Google are taking a strong stand against those who like to be anonymous.(http://news.cnet.com/8301-1023_3-20082874-93/google-vp-why-google-requires-real-names/)
Not the hacking group Anonymous, of course, but the somewhat larger set of people who still cling to the illusion of privacy.
I can’t quite work out whether this is sound business sense, naivite, of full blown stupidity. It is certainly out of touch with social networking trends.
I confess, much to frustration of my real world friends, I have not really entered into the spirit social networking. I think I’ve made 3 tweets so far, and on more than one occasion I have been berated for taking over 6 months to respond to a facebook message. Fortunately, however, two of my children are teenagers. Observing their online behaviours gives my far better insight into genuine trends, than middle age geek introspection.
Facebook, for my elder children, is of course is the dominant form of communication. But here’s the interesting thing. if you look at my children online contacts, less than 40% of them user their own name.
They have all embraced Psuedonymity. Apparently the current vogue is name mashups. You may keep your first name, but you often take the second or middle name of a friend.
Your friends know who you are – of course they do – they’re your friends. But a casual browser, would find it reasonably difficult to tie your facebook account to your real identity.
When you think about it, this is quite a beautiful thing. The collective is adapting. Its adapting to protect itself – its protecting itself from invasion of privacy yes. But I think there is something else at work here, at some level, even it its subliminal, there is a recognition that there is a financial element to this also.
What is Anonymity worth
The “information disruption” does not stop at names mashups. Ages and Marital status are also falsely reported. Children are getting married and divorced all the time. Marital status has become a form of “friend presence”; it is a way of marking up a special relationship. But of course they’re not children, to facebook. They may be 12 one week 35 the next. Getting married, being in a lesbian relationship with you BFF, is really just a bit of laugh.
But this is all hilarious. What is it doing to the “advertising Algorithms”? Do my children really need the services of a divorce lawyer? Would the divorce lawyer be spending his money on advertising be pleased that their very expensive “demographically targeted adverts”, are hitting 12 year old school children?
This is what its all about in the end – Money. Google and Facebook are in the information business. They sell your information (with consent….?), via advertising. If the information is corrupt, their handling damaged goods. And when the buyers of these goods work this out, the price drops…………dramatically.
Translation: lying about your identity, age, marital status – or otherwise pissing about with your information costs Facebook and Google money!!
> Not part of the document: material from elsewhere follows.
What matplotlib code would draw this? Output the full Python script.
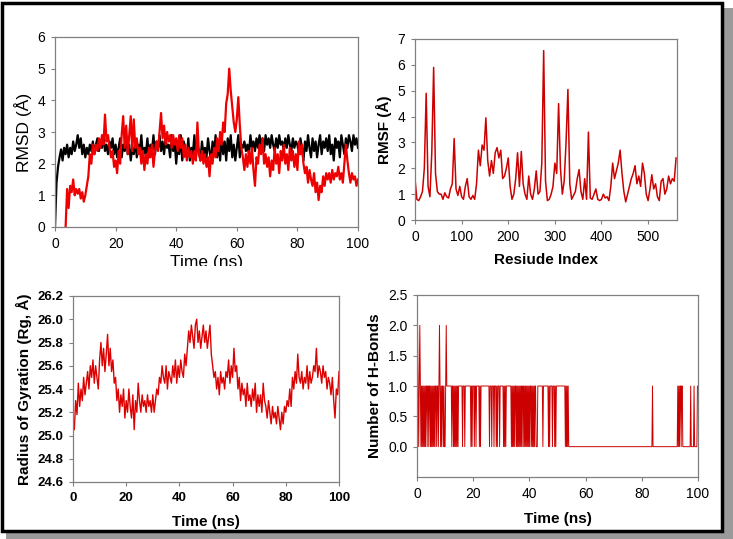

A Prediction: Private Browsers are coming
Here’s what I think: very soon the world of browsing will change. The current handling of private information on the web is not sustainable.
There are a lot of pressures at work here
- Legislation: the “do not track” meme is in the ascendancy. These things take time US: http://donottrack.us/, EU: http://www.zdnet.co.uk/news/security-management/2011/06/22/eu-warns-web-firms-over-do-not-track-timescale-40093187/. But there is implied recognition here that the consent model for data is not working
- Behaviours: as you can see above people are changing the way they use social networks. I think this is just the thin end of the wedge. The technology is taking time, the laws always time- but there is an immediate need to protect privacy, so we change the way we use the system. And I suspect at some level people take a mischievous pleasure in devaluing the amount of money an advertising company can make off their back.
- Technology: finally, I think a new wave of browsers are on the way. The final and most extreme trend, is the emergence of new browsing models where data is truly owned by the user. In webinos we are experimenting with some of these ideas, but this is not an isolated trend.
But he explained that the requirement to use real names is an attempt to set a positive tone, “like when a restaurant doesn’t allow people who aren’t wearing shirts to enter.”Read more: http://news.cnet.com/8301-1023_3-20082874-93/google-vp-why-google-requires-real-names/#ixzz1TEsJtoE4
Demonstrates a a fundamental misunderstanding. People aren’t changing their name as a sign of “disrespect” to the social networking entity. The social network itself is still functioning. My friends still know who I am not matter what my name, and when I change my age its a joke, because my real friends have the context of reality, through which to interpret the information. What is emerging is a new private language is evolving to stop the corporate listening in and making money off the chatter.
Watch this space. I’m sure they will be some backtracking – a bit of face saving on he inevitable backlash, against these naive statements.
But we must recognise that there is a financial imperative here – a driver that will nor change. The motives of Google and the like are clear: the quality of your data effects their advertiser income, they want you to keep it clean for them.
Things have to change.
If the services dont adapt, the browsers, behaviours and legislation will.
If the servers don’t treat our data with respect, the browsers will stop releasing it.
One day soon, if things don’t change, we will all want to be anonymous.